Having briefly covered the obvious problems with this study, there are also useful points from the perspective of those who carry out public pro-life work outside abortion facilities.

First the Foster et al study cites the Cozzarelli and Major 2000 study which examined the experience of mothers who had interacted with pro-lifers outside of three different abortion facilities in New York. This study has many of the problems mentioned above. However, Foster et al conclude from this study that for some women "negative effects of protester interaction did not extend beyond the short term." In both the Foster, and Cozzarelli and Major studies, it seems the mother's thoughts and feelings about the abortion influence how she perceives pro-lifers outside of an abortion facility.

Second, this study found the following:
"Among women who saw, heard or were stopped by protesters, 48% said that the protesters did not upset them at all, 25% said they were a little bit upset, 12% reported being moderately upset, 9% reported being quite a bit upset, and 7% were extremely upset"

"women who reported more difficulty making the decision to have the abortion reported being more upset than women reporting less difficult"

"Among the 712 women in the study who received an abortion and replied to both the emotions and protester questions, we found no association between emotions about the abortion — regret, relief, guilt, happiness, sadness or anger — and the level of exposure to protesters."

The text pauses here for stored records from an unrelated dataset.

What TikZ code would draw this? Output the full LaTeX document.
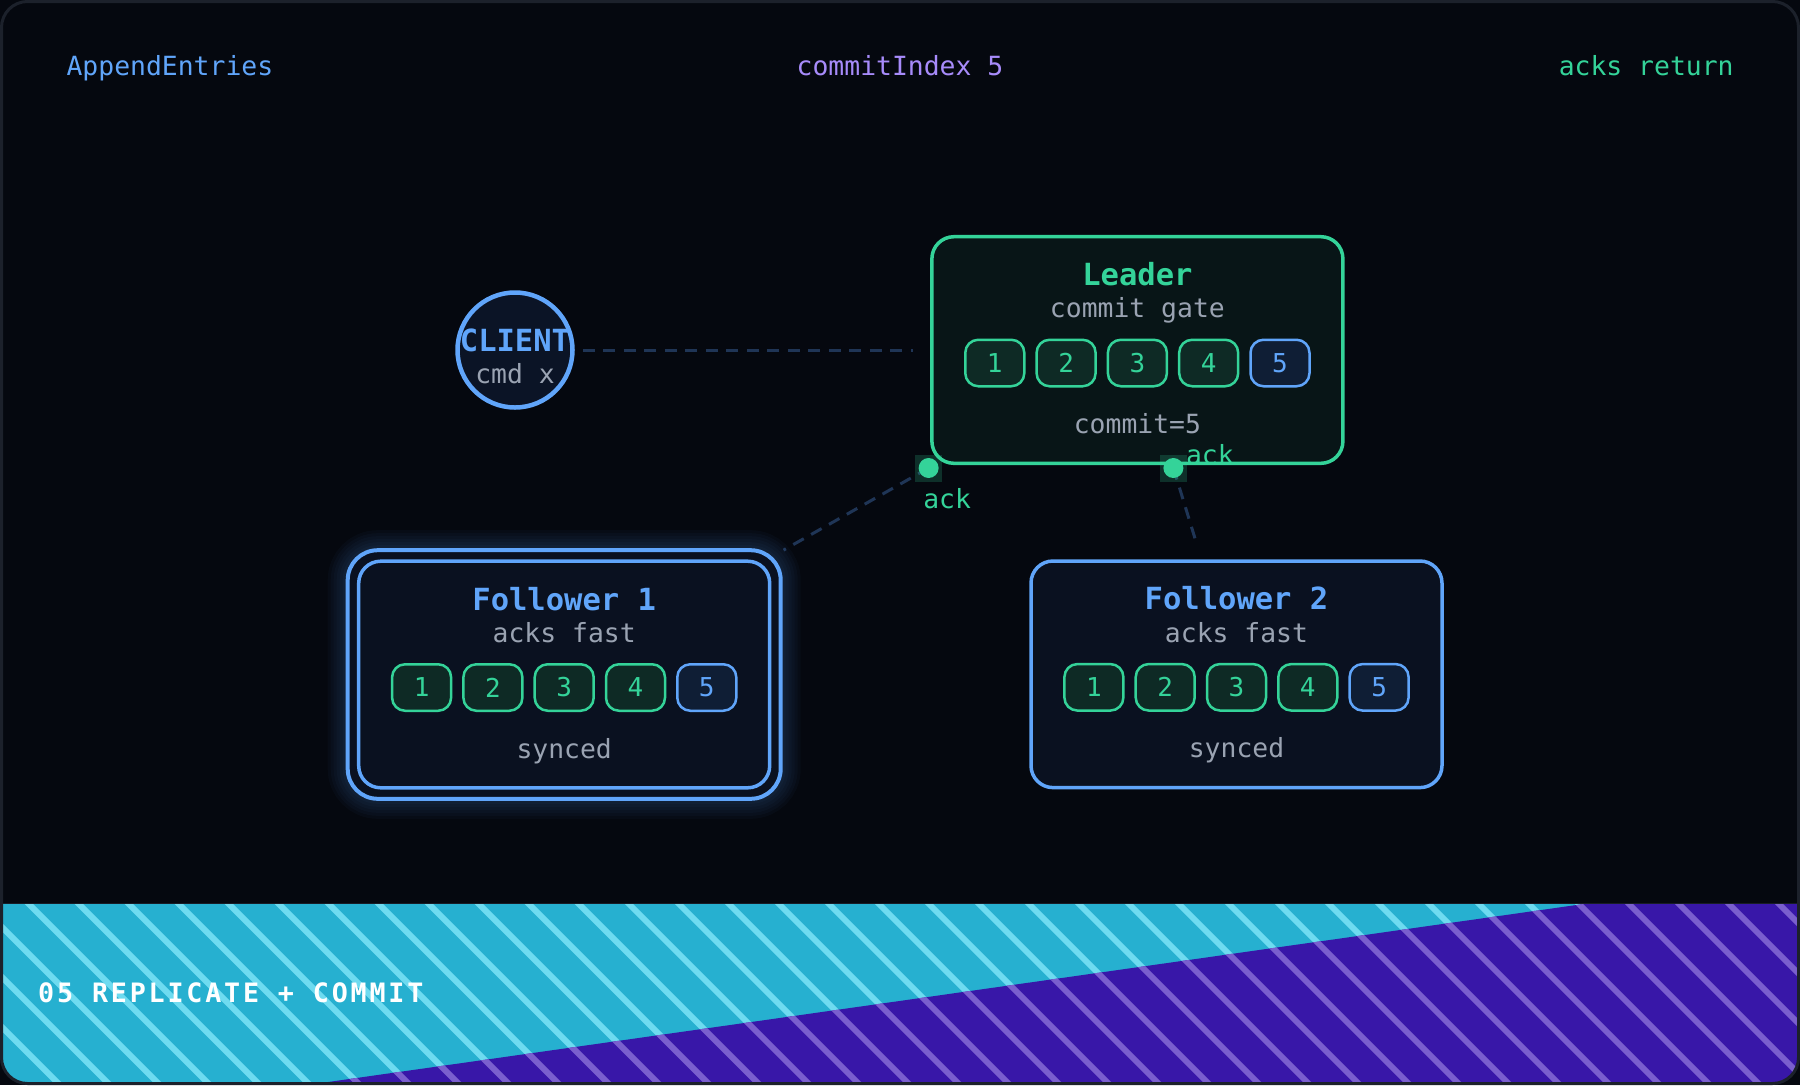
\documentclass[tikz,border=0pt]{standalone}
\usepackage{fontspec}
\setmonofont{DejaVu Sans Mono}
\newfontfamily\footfont[LetterSpace=10.5]{DejaVu Sans Mono}
\usetikzlibrary{calc,fit}
\pgfdeclarelayer{back}
\pgfdeclarelayer{bg}
\pgfsetlayers{back,bg,main}

\definecolor{canvas}{HTML}{05080F}
\definecolor{frame}{HTML}{1C212B}
\definecolor{footline}{HTML}{181D27}
\definecolor{cblue}{HTML}{60A5FA}
\definecolor{cgreen}{HTML}{34D399}
\definecolor{cpurple}{HTML}{A78BFA}
\definecolor{cgray}{HTML}{9AA3B2}
\definecolor{boxfill}{HTML}{0A1120}
\definecolor{leadfill}{HTML}{081517}
\definecolor{gcell}{HTML}{0E2A25}
\definecolor{bcell}{HTML}{0F1E35}
\definecolor{linkc}{HTML}{1F3556}
\definecolor{clientfill}{HTML}{0B1426}
\definecolor{cyanbg}{HTML}{26B0D0}
\definecolor{cyanstripe}{HTML}{6EDBF0}
\definecolor{purbg}{HTML}{3817A8}
\definecolor{purstripe}{HTML}{7A5FCE}

\newcommand\pxfont[1]{\fontsize{#1}{#1}\selectfont}

\tikzset{
  logbox/.style={rectangle, rounded corners=22pt, line width=3.5pt,
    minimum width=411pt, minimum height=226.6pt, inner sep=0pt, outer sep=4.7pt},
  titletxt/.style={anchor=base, inner sep=0pt, outer sep=0pt,
    font=\ttfamily\bfseries\pxfont{30.5}},
  subtxt/.style={anchor=base, inner sep=0pt, outer sep=0pt, text=cgray,
    font=\ttfamily\pxfont{26.4}},
  toptxt/.style={anchor=base, inner sep=0pt, outer sep=0pt,
    font=\ttfamily\pxfont{26.4}},
  cellbase/.style={rectangle, rounded corners=13pt, line width=2.5pt,
    minimum width=59pt, minimum height=46.5pt, inner sep=0pt,
    font=\ttfamily\pxfont{26}},
  gcellst/.style={cellbase, draw=cgreen, fill=gcell, text=cgreen},
  bcellst/.style={cellbase, draw=cblue, fill=bcell, text=cblue},
  link/.style={draw=linkc, line width=3pt, dash pattern=on 12pt off 8.5pt},
  dotsq/.style={rectangle, minimum size=27pt, inner sep=0pt, fill=cgreen, fill opacity=0.2},
  dotc/.style={circle, minimum size=20pt, inner sep=0pt, fill=cgreen},
  acktxt/.style={anchor=base west, inner sep=0pt, text=cgreen, font=\ttfamily\pxfont{26.4}},
  foottxt/.style={anchor=base west, inner sep=0pt, text=white,
    font=\footfont\bfseries\pxfont{26.7}},
}

\newcommand\raftbox[7]{%
  \node[logbox, draw=#3, fill=#4] (#1) at (#2) {};
  \node[titletxt, text=#3] (#1-t) at ($(#1.center)+(0,-64.5)$) {#5};
  \node[subtxt] (#1-s) at ($(#1.center)+(0,-32.3)$) {#6};
  \foreach \i/\dx in {1/-142.6,2/-71.3,3/0,4/71.3}
    \node[gcellst] (#1-c\i) at ($(#1.center)+(\dx,13)$) {\i};
  \node[bcellst] (#1-c5) at ($(#1.center)+(142.6,13)$) {5};
  \node[subtxt] (#1-f) at ($(#1.center)+(0,83.5)$) {#7};
}

\begin{document}
\begin{tikzpicture}[x=1pt,y=-1pt]
\useasboundingbox (0,0) rectangle (1800,1085);

% ---------- canvas and footer band ----------
\begin{pgfonlayer}{back}
  \fill[canvas] (0,0) rectangle (1800,1085);
  \begin{scope}
    \clip[rounded corners=26pt] (1.5,1.5) rectangle (1798.5,1083.5);
    \clip (0,903) rectangle (1800,1085);
    \fill[cyanbg] (0,903) rectangle (1800,1085);
    \foreach \k in {-5,...,36}
      \draw[cyanstripe, line width=6pt] ({28+50*\k-20},883) -- ++(230,230);
    \begin{scope}
      \clip (300,1086) -- (1800,873.3) -- (1800,1086) -- cycle;
      \fill[purbg] (0,850) rectangle (1800,1086);
      \foreach \k in {-5,...,36}
        \draw[purstripe, line width=6pt] ({28+50*\k-20},883) -- ++(230,230);
    \end{scope}
    \draw[footline, line width=2pt] (0,903) -- (1800,903);
  \end{scope}
  \draw[frame, line width=3pt, rounded corners=26pt] (1.5,1.5) rectangle (1798.5,1083.5);
\end{pgfonlayer}

% ---------- top labels ----------
\node[toptxt, anchor=base west, text=cblue] (lab1) at (66.6,75) {AppendEntries};
\node[toptxt, text=cpurple] (lab2) at (900,75) {commitIndex 5};
\node[toptxt, anchor=base east, text=cgreen] (lab3) at (1733.6,75) {acks return};

% ---------- client ----------
\node[circle, minimum size=115pt, inner sep=0pt, line width=4.5pt, draw=cblue, fill=clientfill] (C) at (515,350) {};
\node[titletxt, text=cblue] (C-t) at ($(C.center)+(0,1)$) {CLIENT};
\node[subtxt] (C-s) at ($(C.center)+(0,33)$) {cmd x};

% ---------- boxes ----------
\raftbox{L}{1137.4,350}{cgreen}{leadfill}{Leader}{commit gate}{commit=5}
\raftbox{F1}{564.2,674.5}{cblue}{boxfill}{Follower 1}{acks fast}{synced}
\raftbox{F2}{1236.5,674.3}{cblue}{boxfill}{Follower 2}{acks fast}{synced}

% ack points on the leader border
\path (L) -- (F1) coordinate[pos=0] (d1);
\path (L) -- (F2) coordinate[pos=0] (d2);

% ---------- connectors, glow and highlight ring ----------
\begin{pgfonlayer}{bg}
  \draw[link, shorten <=8pt, shorten >=14pt] (C) -- (L);
  \draw[link, shorten >=13pt] (d1) -- (F1);
  \draw[link, shorten >=13pt] (d2) -- (F2);
  \foreach \w in {40,34,28,22,16,10}
    \node[fit=(F1), inner sep=6.3pt, rounded corners=30pt, draw=cblue, line width=\w pt, draw opacity=0.03] (glow\w) {};
  \node[fit=(F1), inner sep=6.3pt, rounded corners=30pt, draw=cblue, line width=4pt, fill=boxfill] (F1ring) {};
\end{pgfonlayer}

% ---------- ack markers ----------
\node[dotsq] (d1sq) at (d1) {};
\node[dotc] (d1dot) at (d1) {};
\node[dotsq] (d2sq) at (d2) {};
\node[dotc] (d2dot) at (d2) {};
\node[acktxt] (ack1) at ($(d1)+(-5.5,40)$) {ack};
\node[acktxt] (ack2) at ($(d2)+(12.5,-4)$) {ack};

% ---------- footer text ----------
\node[foottxt] (foot) at (38,1002) {05 REPLICATE + COMMIT};
\end{tikzpicture}
\end{document}
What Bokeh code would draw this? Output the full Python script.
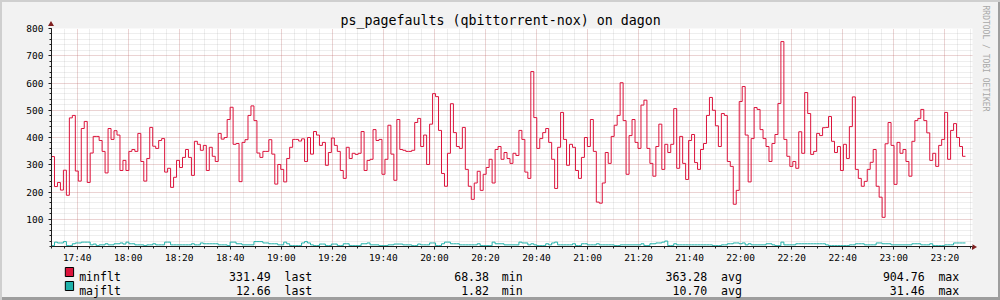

"the presence and intensity of the protester interaction had no effect on women's emotional response to their abortion (relief, regret, anger, happiness, sadness or guilt) 1 week after the abortion"
Third, this study notes that if pro-lifers deterred some mothers from entering an abortion facility they would not appear in this study. Some mothers would have had an interaction with pro-lifers and decided not to have an abortion. These mothers are therefore not recorded. If they were included we'd be looking at mothers who could describe their experience with pro-lifers as good and positive. From pro-lifers they have received moral and emotional support, perhaps a place to stay, financial help, advice and so on. Perhaps a mother going to an abortion facility didn't want to have the abortion in the first place and just needed a word of encouragement, even some sort of sign that would reassure them. It's possible that a pro-life counsellor outside an abortion facility will be the first person not to tell them that they must have an abortion. The researchers could have gone to pro-life pregnancy centres and homes and conducted the same interviews with mothers who had some sort of positive interaction with pro-lifers outside an abortion facility and asked them to answer the questionnaire.

Several pro-life groups provid moral and practical assistance to parents in need. Some make pro-life vigils part of their work, others don't. One pro-life pregnancy centre in the South, Good Counsel Network, does a good job of recording the number of mothers whom they meet on the doorstep of a BPAS or Marie Stopes International abortion facility, but get the help they need and give birth. Last year this pro-life centre recorded 95 such mothers they supported through the rest of their pregnancy. However, there are also many more who prefer not to stay in touch - they had the short term support they needed, sometimes their difficult circumstances change for the better, a boyfriend has a change of heart, and off they go. Sometimes mothers will lose touch and it remains unclear what happens after. The experience of mothers who have a positive experience should be heard and not dismissed by pro-abortion advocates because these mothers, and the support of pro-lifers, do not fit into the distortions they insist on spreading.